Two bottles for Congreve’s Balsamic Elixir, discarded with other medicines after the death of Mary Everett in 1908. Both clear glass. The bottle on the right is an earlier design, embossed on all four panels: ‘Congreve’s / Celebrated Balsamic/ Elixir/ for cough’s [sic] hooping cough & asthma’. The bottle on the left has its cork and some of its contents. It is embossed on three panels: ‘Congreve’s Balsamic Elixir/ For Consumption, Coughs, Asthma, Chronic Bronchitis and Whooping Cough’. Note that the two grammatical errors on the earlier bottle had been corrected on the later one.
I was blessed to find one of the bottles . The one on the right . Skanska had dug a trench to lay a cable between new Lamp posts at Woodside Green ( Woodside ) Croydon UK/GB . My theory is , when they first opened their Victorian/Edwardian trench to lay a brown glazed water pipe . Locals threw rubbish into the Pipe trench.
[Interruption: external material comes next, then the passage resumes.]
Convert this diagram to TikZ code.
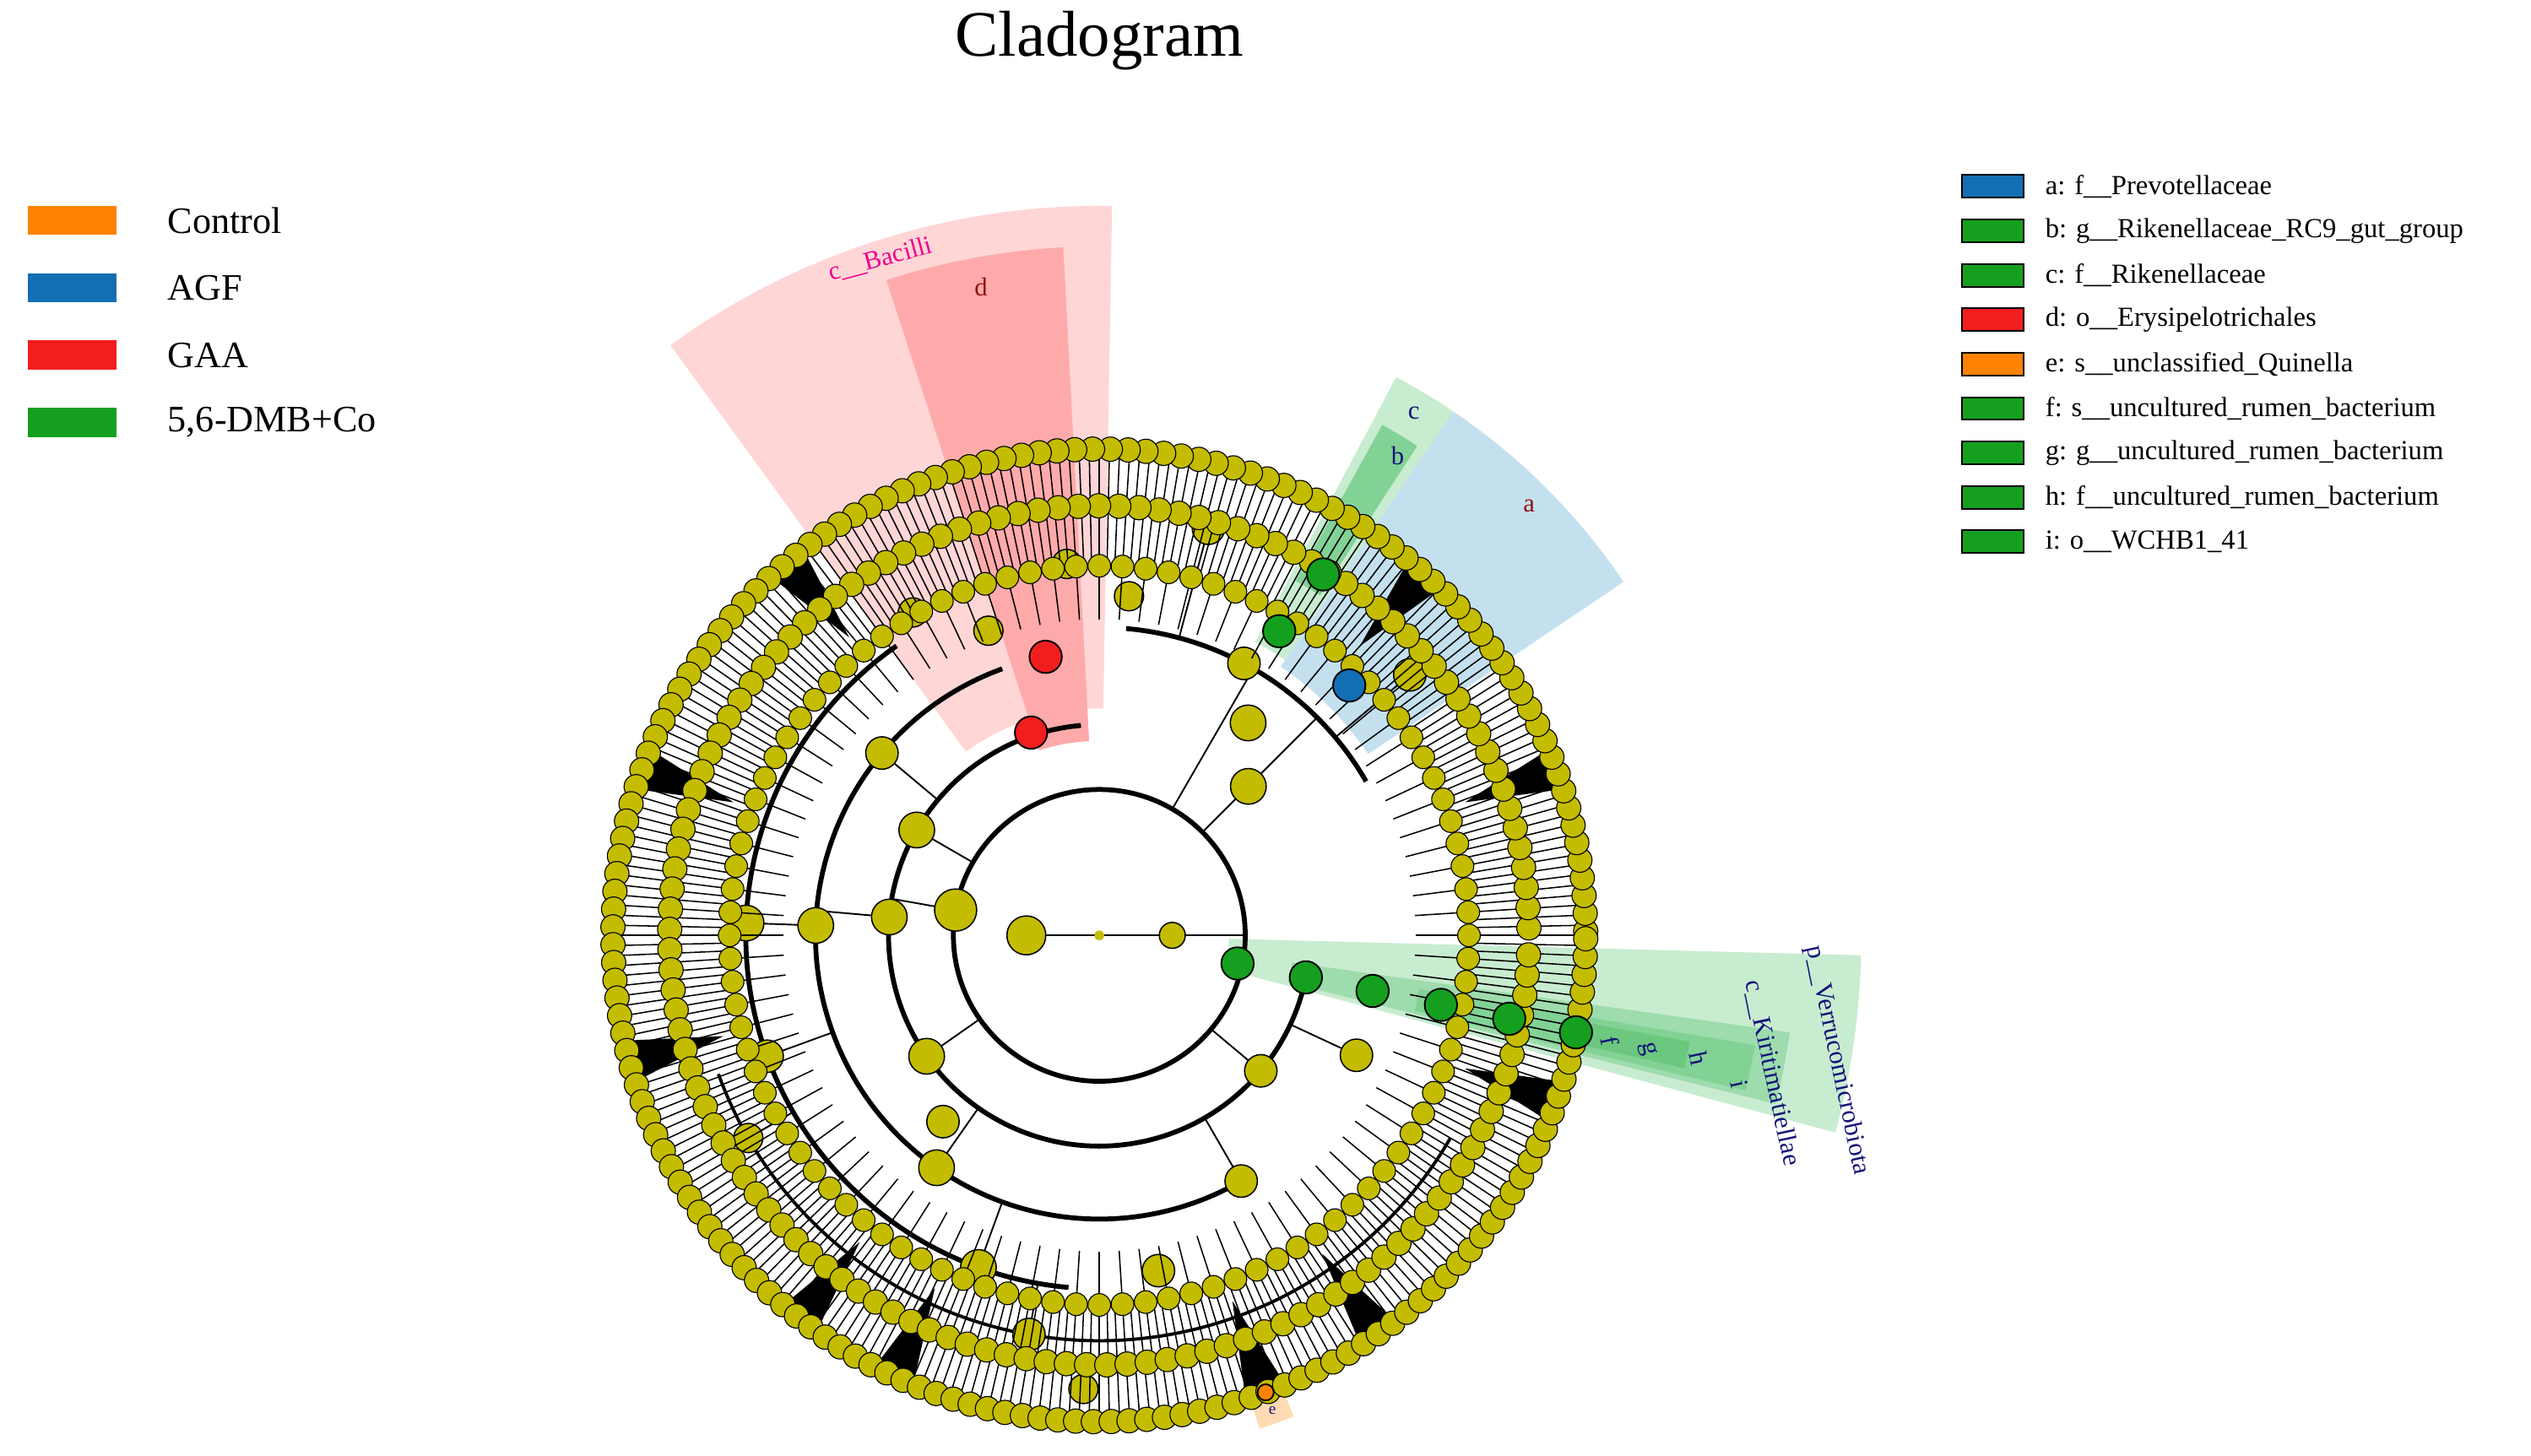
\documentclass[tikz,border=0pt]{standalone}
\usepackage{fontspec}
\setmainfont{Liberation Serif}
\definecolor{yel}{RGB}{196,188,0}
\definecolor{pinkl}{RGB}{255,214,214}
\definecolor{pinkd}{RGB}{255,170,170}
\definecolor{bluel}{RGB}{196,224,238}
\definecolor{greenl}{RGB}{200,236,208}
\definecolor{greenm}{RGB}{130,210,150}
\definecolor{gnode}{RGB}{20,160,30}
\definecolor{bnode}{RGB}{20,110,180}
\definecolor{rnode}{RGB}{240,30,30}
\definecolor{onode}{RGB}{255,130,0}
\definecolor{navy}{RGB}{20,20,120}
\tikzset{
 dot/.style={fill=yel,draw=black,line width=0.6pt},
 big/.style={fill=yel,draw=black,line width=0.8pt},
 lg/.style={draw=black,line width=1pt},
 lab/.style={font=\fontsize{16}{16}\selectfont},
}
\begin{document}
\begin{tikzpicture}[x=1pt,y=1pt]
\useasboundingbox (0,0) rectangle (1561,-898);
\node (title) at (678,-25) {\fontsize{40}{40}\selectfont Cladogram};
% left legend
\foreach \c/\t [count=\i] in {onode/Control,bnode/AGF,rnode/GAA,gnode/{5,6-DMB+Co}}{
  \fill[\c] (17,{-127-41.5*(\i-1)}) rectangle (72,{-145-41.5*(\i-1)});
  \node[anchor=west,font=\fontsize{23}{23}\selectfont] at (100,{-136-41.5*(\i-1)}) {\t};
}
% right legend
\foreach \c/\t [count=\i] in {bnode/{a: f\_\_Prevotellaceae},gnode/{b: g\_\_Rikenellaceae\_RC9\_gut\_group},gnode/{c: f\_\_Rikenellaceae},rnode/{d: o\_\_Erysipelotrichales},onode/{e: s\_\_unclassified\_Quinella},gnode/{f: s\_\_uncultured\_rumen\_bacterium},gnode/{g: g\_\_uncultured\_rumen\_bacterium},gnode/{h: f\_\_uncultured\_rumen\_bacterium},gnode/{i: o\_\_WCHB1\_41}}{
  \filldraw[fill=\c,lg] (1210,{-108-27.4*(\i-1)}) rectangle (1248,{-122-27.4*(\i-1)});
  \node[anchor=west,font=\fontsize{17}{17}\selectfont] at (1258,{-115-27.4*(\i-1)}) {\t};
}
\begin{scope}[shift={(678,-577)}]
% highlight sectors
\fill[pinkl] (89:140) arc(89:126:140) -- (126:450) arc(126:89:450) -- cycle;
\fill[pinkd] (93:120) arc(93:108:120) -- (108:425) arc(108:93:425) -- cycle;
\fill[bluel] (34:200) arc(34:56:200) -- (56:390) arc(56:34:390) -- cycle;
\fill[greenl] (56:205) arc(56:62:205) -- (62:390) arc(62:56:390) -- cycle;
\fill[greenm] (57:250) arc(57:61:250) -- (61:360) arc(61:57:360) -- cycle;
\fill[greenl] (-15:80) arc(-15:-1.5:80) -- (-1.5:470) arc(-1.5:-15:470) -- cycle;
\fill[greenm!60!greenl] (-14:120) arc(-14:-8:120) -- (-8:430) arc(-8:-14:430) -- cycle;
\fill[greenm] (-13.5:200) arc(-13.5:-9.5:200) -- (-9.5:410) arc(-9.5:-13.5:410) -- cycle;
\fill[greenm!80!gnode] (-12.8:290) arc(-12.8:-10.2:290) -- (-10.2:370) arc(-10.2:-12.8:370) -- cycle;
\fill[onode!30] (-72:285) arc(-72:-68:285) -- (-68:320) arc(-68:-72:320) -- cycle;
% inner arcs
\draw[line width=3pt] (0,0) circle(90);
\draw[line width=3pt] (95:130) arc(95:345:130);
\draw[line width=3pt] (110:175) arc(110:300:175);
\draw[line width=3pt] (125:218) arc(125:265:218);
\draw[line width=3pt] (30:190) arc(30:85:190);
\draw[line width=2pt] (200:250) arc(200:330:250);
% radial inner spokes
\foreach \a/\r/\s in {180/0/45,0/0/90,170/90/130,175/130/175,178/175/218,150/90/130,140/130/175,215/90/130,235/130/175,250/175/218,200/175/218,210/218/250,260/218/250,300/130/175,320/90/130,45/90/190,60/90/190,75/190/260,40/190/260,-25/130/175}{
  \draw[line width=1pt] (\a:\r) -- (\a:\s);
}
\foreach \a/\r/\s in {180/45/12,0/45/8,170/90/13,175/130/11,178/175/11,178/218/11,150/130/11,140/175/10,215/130/11,235/175/11,250/218/11,200/218/10,210/250/9,260/250/10,300/175/10,320/130/10,45/130/11,55/160/11,62/190/10,75/260/10,40/250/10,-25/175/10,110/200/9,120/230/9,95/230/9,85/210/9,268/280/9,280/210/10,230/150/10}{
  \filldraw[big] (\a:\r) circle(\s);
}
% leaf lines
\foreach \a in {0,1.2,...,359}{ \draw[line width=0.8pt] (\a:228) -- (\a:300); }
\foreach \a in {0,3.6,...,359}{ \draw[line width=0.8pt] (\a:195) -- (\a:228); }
% black wedges
\foreach \a in {20,130,160,195,232,245,290,305,340,48}{
  \fill[black] (\a:240) -- ({\a-2.5}:300) -- ({\a+2.5}:300) -- cycle;
}
% node rings
\foreach \a in {0,3.6,...,359}{ \filldraw[dot] (\a:228) circle(7); }
\foreach \a in {1,3.7,...,360}{ \filldraw[dot] (\a:265) circle(7.5); }
\foreach \a in {0.5,2.6,...,360}{ \filldraw[dot] (\a:300) circle(7.5); }
\fill[yel] (0,0) circle(3);
% colored nodes
\foreach \r in {87,130,172,215,258,300}{ \filldraw[fill=gnode,lg] (-11.5:\r) circle(10); }
\filldraw[fill=gnode,lg] (59.4:218) circle(10);
\filldraw[fill=gnode,lg] (58.2:262) circle(10);
\filldraw[fill=bnode,lg] (45:218) circle(10);
\filldraw[fill=rnode,lg] (108.6:132) circle(10);
\filldraw[fill=rnode,lg] (100.9:175) circle(10);
\filldraw[fill=onode,lg] (-70:300) circle(5);
% labels
\node[lab,text=magenta,rotate=15] at (-135,417) {c\_\_Bacilli};
\node[lab,text=rnode!60!black] at (-73,400) {d};
\node[lab,text=rnode!60!black] at (265,265) {a};
\node[lab,text=navy] at (194,322) {c};
\node[lab,text=navy] at (184,296) {b};
\node[lab,text=navy,rotate=-78] at (455,-77) {p\_\_Verrucomicrobiota};
\node[lab,text=navy,rotate=-78] at (415,-85) {c\_\_Kiritimatiellae};
\node[lab,text=navy,rotate=-78] at (395,-92) {i};
\node[lab,text=navy,rotate=-78] at (370,-76) {h};
\node[lab,text=navy,rotate=-78] at (338,-70) {g};
\node[lab,text=navy,rotate=-78] at (315,-65) {f};
\node[font=\fontsize{10}{10}\selectfont,text=navy] at (-70:312) {e};
\end{scope}
\end{tikzpicture}
\end{document}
Eventualy they filled it in . I’m local to that area , so was very suprised to find out there were old bottles burried in this location .
I’m sure you’re right. In Diss, Norfolk, we excavated a Victorian drain beneath a gravel path that was laid down at the same time (c. 1850-70). A small amount of rubbish had been tipped on top of the drain when the trench was back-filled, before the path was laid on top. Any convenient hole could serve this purpose.